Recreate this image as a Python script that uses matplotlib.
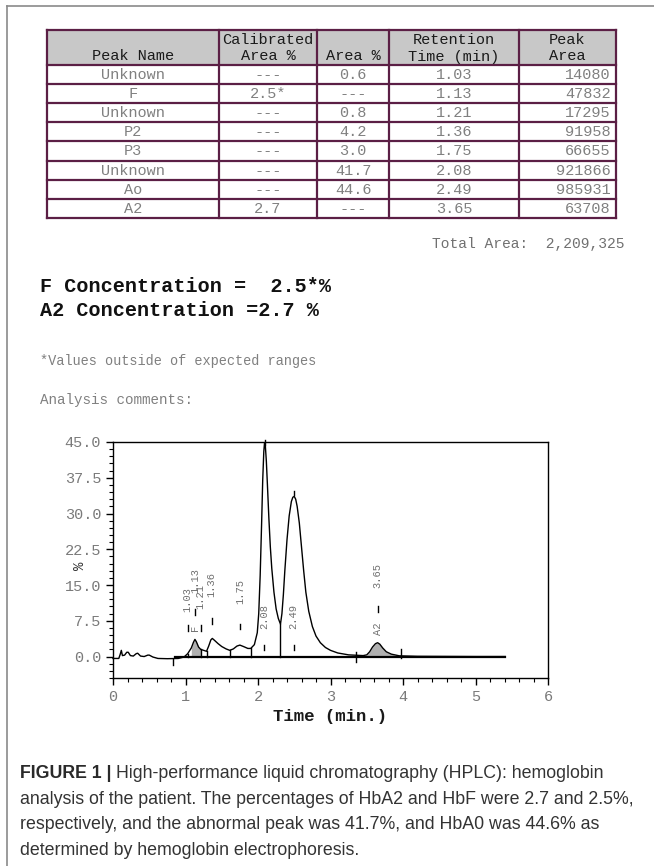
import numpy as np
import matplotlib
matplotlib.use('Agg')
import matplotlib.pyplot as plt
from matplotlib.patches import Rectangle
from matplotlib.ticker import MultipleLocator

# table data
headers = [['', 'Peak Name'], ['Calibrated', 'Area %'], ['', 'Area %'],
           ['Retention', 'Time (min)'], ['Peak', 'Area']]
peak_names = ['Unknown', 'F', 'Unknown', 'P2', 'P3', 'Unknown', 'Ao', 'A2']
calibrated = ['---', '2.5*', '---', '---', '---', '---', '---', '2.7']
area_pct = ['0.6', '---', '0.8', '4.2', '3.0', '41.7', '44.6', '---']
ret_time = ['1.03', '1.13', '1.21', '1.36', '1.75', '2.08', '2.49', '3.65']
peak_area = [14080, 47832, 17295, 91958, 66655, 921866, 985931, 63708]

# chromatogram trace (time min, %)
trace_t = [0.00, 0.08, 0.10, 0.115, 0.13, 0.16, 0.19, 0.21, 0.24, 0.28, 0.32, 0.34,
           0.38, 0.43, 0.48, 0.50, 0.55, 0.62, 0.75, 0.90, 0.98, 1.03, 1.08, 1.11,
           1.13, 1.15, 1.18, 1.21, 1.25, 1.29, 1.32, 1.35, 1.37, 1.40, 1.45, 1.50,
           1.56, 1.61, 1.66, 1.71, 1.75, 1.80, 1.86, 1.90, 1.95, 1.99, 2.01, 2.03,
           2.05, 2.065, 2.08, 2.09, 2.10, 2.115, 2.13, 2.15, 2.17, 2.19, 2.22, 2.25,
           2.28, 2.31, 2.33, 2.35, 2.37, 2.40, 2.43, 2.46, 2.48, 2.50, 2.52, 2.54,
           2.57, 2.60, 2.63, 2.66, 2.70, 2.75, 2.80, 2.86, 2.93, 3.00, 3.10, 3.25,
           3.45, 3.50, 3.54, 3.58, 3.62, 3.65, 3.68, 3.72, 3.77, 3.84, 3.95, 4.20,
           5.00, 5.41]
trace_v = [-0.4, -0.4, 0.5, 1.3, 0.2, 0.3, 0.9, 0.9, 0.2, 0.1, 0.6, 0.7,
           0.1, 0.0, 0.3, 0.3, -0.1, -0.4, -0.45, -0.4, -0.1, 0.6, 1.8, 3.0,
           3.6, 3.1, 2.0, 1.5, 1.3, 1.1, 2.2, 3.5, 3.8, 3.4, 2.7, 2.1,
           1.6, 1.3, 1.6, 2.2, 2.4, 2.1, 1.7, 1.7, 2.5, 5.0, 9.0, 17.0,
           28.0, 37.0, 43.0, 44.8, 44.5, 41.0, 36.0, 29.0, 23.0, 18.5, 13.5, 10.0,
           8.0, 6.8, 9.0, 13.0, 18.0, 24.5, 29.5, 32.5, 33.4, 33.6, 33.0, 31.5,
           28.0, 23.0, 18.0, 13.5, 9.5, 6.3, 4.3, 2.9, 1.9, 1.3, 0.75, 0.35,
           0.2, 0.35, 1.0, 2.0, 2.7, 2.9, 2.6, 1.8, 1.0, 0.5, 0.15, 0.05,
           0.0, 0.0]

# peak boundaries (drop lines)
boundary_t = [1.03, 1.21, 1.29, 1.61, 1.90, 2.31]
boundary_v = [0.6, 1.5, 1.1, 1.3, 1.7, 6.8]

# label placement for each retention time
label_base = [9.3, 13.4, 10.0, 12.4, 11.0, 5.8, 5.8, 14.3]
dash_v = [6.0, 9.4, 6.0, 7.5, 6.3, 1.9, 1.9, 10.0]

fig = plt.figure(figsize=(6.54, 8.66), dpi=100)
W, H = 654, 866
ov = fig.add_axes([0, 0, 1, 1])
ov.set_xlim(0, W)
ov.set_ylim(H, 0)
ov.axis('off')

mono = 'Liberation Mono'
border = '#5b1f45'

# outer frame
ov.plot([7, 7], [6, H], color='#8a8a8a', lw=1.2)
ov.plot([7, W], [6, 6], color='#8a8a8a', lw=1.2)

# table
cols = [47, 219, 317, 389, 519, 616]
top, head_bot, row_h = 30, 65, 19.1
nrows = len(peak_names)
tab_bot = head_bot + row_h * nrows
ov.add_patch(Rectangle((cols[0], top), cols[-1] - cols[0], head_bot - top,
                       facecolor='#c8c8c8', edgecolor='none'))
for c in cols:
    ov.plot([c, c], [top, tab_bot], color=border, lw=1.6)
ov.plot([cols[0], cols[-1]], [top, top], color=border, lw=1.6)
for i in range(nrows + 1):
    y = head_bot + row_h * i
    ov.plot([cols[0], cols[-1]], [y, y], color=border, lw=1.6)

for j, (h1, h2) in enumerate(headers):
    cx = (cols[j] + cols[j + 1]) / 2
    if h1:
        ov.text(cx, 40, h1, ha='center', va='center', fontsize=11,
                family=mono, color='#1a1a1a')
    ov.text(cx, 56.5, h2, ha='center', va='center', fontsize=11,
            family=mono, color='#1a1a1a')

for i in range(nrows):
    y = head_bot + row_h * i + row_h / 2 + 0.5
    vals = [peak_names[i], calibrated[i], area_pct[i], ret_time[i]]
    for j, v in enumerate(vals):
        cx = (cols[j] + cols[j + 1]) / 2
        ov.text(cx, y, v, ha='center', va='center', fontsize=11,
                family=mono, color='#808080')
    ov.text(cols[-1] - 5, y, str(peak_area[i]), ha='right', va='center',
            fontsize=11, family=mono, color='#808080')

ov.text(624, 244, 'Total Area:  {:,}'.format(sum(peak_area)), ha='right',
        va='center', fontsize=10.5, family=mono, color='#707070')
ov.text(40, 286, 'F Concentration =  2.5*%', ha='left', va='center',
        fontsize=14.5, family=mono, weight='bold', color='#111111')
ov.text(40, 311, 'A2 Concentration =2.7 %', ha='left', va='center',
        fontsize=14.5, family=mono, weight='bold', color='#111111')
ov.text(40, 361, '*Values outside of expected ranges', ha='left', va='center',
        fontsize=9.8, family=mono, color='#808080')
ov.text(40, 400, 'Analysis comments:', ha='left', va='center',
        fontsize=10.3, family=mono, color='#808080')

# caption
cap_font = 'Liberation Sans'
cap_size = 12.8
cap_lines = ['High-performance liquid chromatography (HPLC): hemoglobin',
             'analysis of the patient. The percentages of HbA2 and HbF were 2.7 and 2.5%,',
             'respectively, and the abnormal peak was 41.7%, and HbA0 was 44.6% as',
             'determined by hemoglobin electrophoresis.']
t0 = ov.text(20, 773, 'FIGURE 1 | ', ha='left', va='center', fontsize=cap_size,
             family=cap_font, weight='bold', color='#2a2a2a')
fig.canvas.draw()
bb = t0.get_window_extent(renderer=fig.canvas.get_renderer())
x_after = bb.x1 * W / fig.bbox.width
ov.text(x_after, 773, cap_lines[0], ha='left', va='center', fontsize=cap_size,
        family=cap_font, color='#333333')
for k, line in enumerate(cap_lines[1:]):
    ov.text(20, 799 + 25.7 * k, line, ha='left', va='center', fontsize=cap_size,
            family=cap_font, color='#333333')

# chromatogram
ax = fig.add_axes([113 / W, 1 - 678 / H, (548 - 113) / W, (678 - 442) / H])
ax.set_xlim(0, 6)
ax.set_ylim(-4.5, 45)
ax.plot(trace_t, trace_v, color='black', lw=1.0, clip_on=False)
ax.plot([0.85, 5.41], [0, 0], color='black', lw=1.6)

tt = np.array(trace_t)
vv = np.array(trace_v)
for lo, hi in [(1.05, 1.21), (3.50, 3.95)]:
    m = (tt >= lo) & (tt <= hi)
    ax.fill_between(tt[m], 0, vv[m], color='#b0b0b0', lw=0)

for bt, bv in zip(boundary_t, boundary_v):
    ax.plot([bt, bt], [0, bv], color='black', lw=1.0)

# baseline event ticks
for bt, y0, y1 in [(0.83, -1.8, -0.5), (3.35, -1.2, 1.0), (3.97, -0.3, 1.5)]:
    ax.plot([bt, bt], [y0, y1], color='black', lw=1.0)

# apex markers on the two main peaks
ax.plot([2.09, 2.09], [44.3, 45.5], color='black', lw=1.0, clip_on=False)
ax.plot([2.50, 2.50], [33.8, 34.8], color='black', lw=1.0)

for k, rt in enumerate(ret_time):
    x = float(rt)
    ax.plot([x, x], [dash_v[k] - 0.6, dash_v[k] + 0.6], color='black', lw=1.0)
    ax.text(x, label_base[k], rt, rotation=90, ha='center', va='bottom',
            fontsize=7.5, family=mono, color='#707070')
ax.text(1.13, 5.3, 'F', rotation=90, ha='center', va='bottom', fontsize=7.5,
        family=mono, color='#707070')
ax.text(3.65, 4.6, 'A2', rotation=90, ha='center', va='bottom', fontsize=7.5,
        family=mono, color='#707070')

yt = np.arange(0, 45.1, 7.5)
ax.set_yticks(yt)
ax.set_yticklabels(['%.1f' % v for v in yt])
ax.yaxis.set_minor_locator(MultipleLocator(1.5))
ax.xaxis.set_major_locator(MultipleLocator(1))
ax.xaxis.set_minor_locator(MultipleLocator(0.2))
ax.tick_params(which='major', direction='out', length=5, width=1.0,
               labelsize=11, labelcolor='#7a7a7a')
ax.tick_params(which='minor', direction='out', length=3, width=0.8)
for lab in ax.get_xticklabels() + ax.get_yticklabels():
    lab.set_family(mono)
for s in ax.spines.values():
    s.set_linewidth(1.0)

ax.set_xlabel('Time (min.)', fontsize=12.5, family=mono, weight='bold',
              color='#1a1a1a', labelpad=4)
ax.set_ylabel('%', fontsize=10, family=mono, color='#333333')
ax.yaxis.set_label_coords(-(113 - 87) / 435, (678 - 566) / 236)

fig.savefig('out.png', dpi=100)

## Set problem
Repeat exactly and only the lines from the start of the data above through the line that holds "boundary_v = [0.6, 1.5, 1.1, 1.3, 1.7, 6.8]", inclusive. Pictures do not belong in the copy.

## Exercise solution
Recreate this image as a Python script that uses matplotlib.
import numpy as np
import matplotlib
matplotlib.use('Agg')
import matplotlib.pyplot as plt
from matplotlib.patches import Rectangle
from matplotlib.ticker import MultipleLocator

# table data
headers = [['', 'Peak Name'], ['Calibrated', 'Area %'], ['', 'Area %'],
           ['Retention', 'Time (min)'], ['Peak', 'Area']]
peak_names = ['Unknown', 'F', 'Unknown', 'P2', 'P3', 'Unknown', 'Ao', 'A2']
calibrated = ['---', '2.5*', '---', '---', '---', '---', '---', '2.7']
area_pct = ['0.6', '---', '0.8', '4.2', '3.0', '41.7', '44.6', '---']
ret_time = ['1.03', '1.13', '1.21', '1.36', '1.75', '2.08', '2.49', '3.65']
peak_area = [14080, 47832, 17295, 91958, 66655, 921866, 985931, 63708]

# chromatogram trace (time min, %)
trace_t = [0.00, 0.08, 0.10, 0.115, 0.13, 0.16, 0.19, 0.21, 0.24, 0.28, 0.32, 0.34,
           0.38, 0.43, 0.48, 0.50, 0.55, 0.62, 0.75, 0.90, 0.98, 1.03, 1.08, 1.11,
           1.13, 1.15, 1.18, 1.21, 1.25, 1.29, 1.32, 1.35, 1.37, 1.40, 1.45, 1.50,
           1.56, 1.61, 1.66, 1.71, 1.75, 1.80, 1.86, 1.90, 1.95, 1.99, 2.01, 2.03,
           2.05, 2.065, 2.08, 2.09, 2.10, 2.115, 2.13, 2.15, 2.17, 2.19, 2.22, 2.25,
           2.28, 2.31, 2.33, 2.35, 2.37, 2.40, 2.43, 2.46, 2.48, 2.50, 2.52, 2.54,
           2.57, 2.60, 2.63, 2.66, 2.70, 2.75, 2.80, 2.86, 2.93, 3.00, 3.10, 3.25,
           3.45, 3.50, 3.54, 3.58, 3.62, 3.65, 3.68, 3.72, 3.77, 3.84, 3.95, 4.20,
           5.00, 5.41]
trace_v = [-0.4, -0.4, 0.5, 1.3, 0.2, 0.3, 0.9, 0.9, 0.2, 0.1, 0.6, 0.7,
           0.1, 0.0, 0.3, 0.3, -0.1, -0.4, -0.45, -0.4, -0.1, 0.6, 1.8, 3.0,
           3.6, 3.1, 2.0, 1.5, 1.3, 1.1, 2.2, 3.5, 3.8, 3.4, 2.7, 2.1,
           1.6, 1.3, 1.6, 2.2, 2.4, 2.1, 1.7, 1.7, 2.5, 5.0, 9.0, 17.0,
           28.0, 37.0, 43.0, 44.8, 44.5, 41.0, 36.0, 29.0, 23.0, 18.5, 13.5, 10.0,
           8.0, 6.8, 9.0, 13.0, 18.0, 24.5, 29.5, 32.5, 33.4, 33.6, 33.0, 31.5,
           28.0, 23.0, 18.0, 13.5, 9.5, 6.3, 4.3, 2.9, 1.9, 1.3, 0.75, 0.35,
           0.2, 0.35, 1.0, 2.0, 2.7, 2.9, 2.6, 1.8, 1.0, 0.5, 0.15, 0.05,
           0.0, 0.0]

# peak boundaries (drop lines)
boundary_t = [1.03, 1.21, 1.29, 1.61, 1.90, 2.31]
boundary_v = [0.6, 1.5, 1.1, 1.3, 1.7, 6.8]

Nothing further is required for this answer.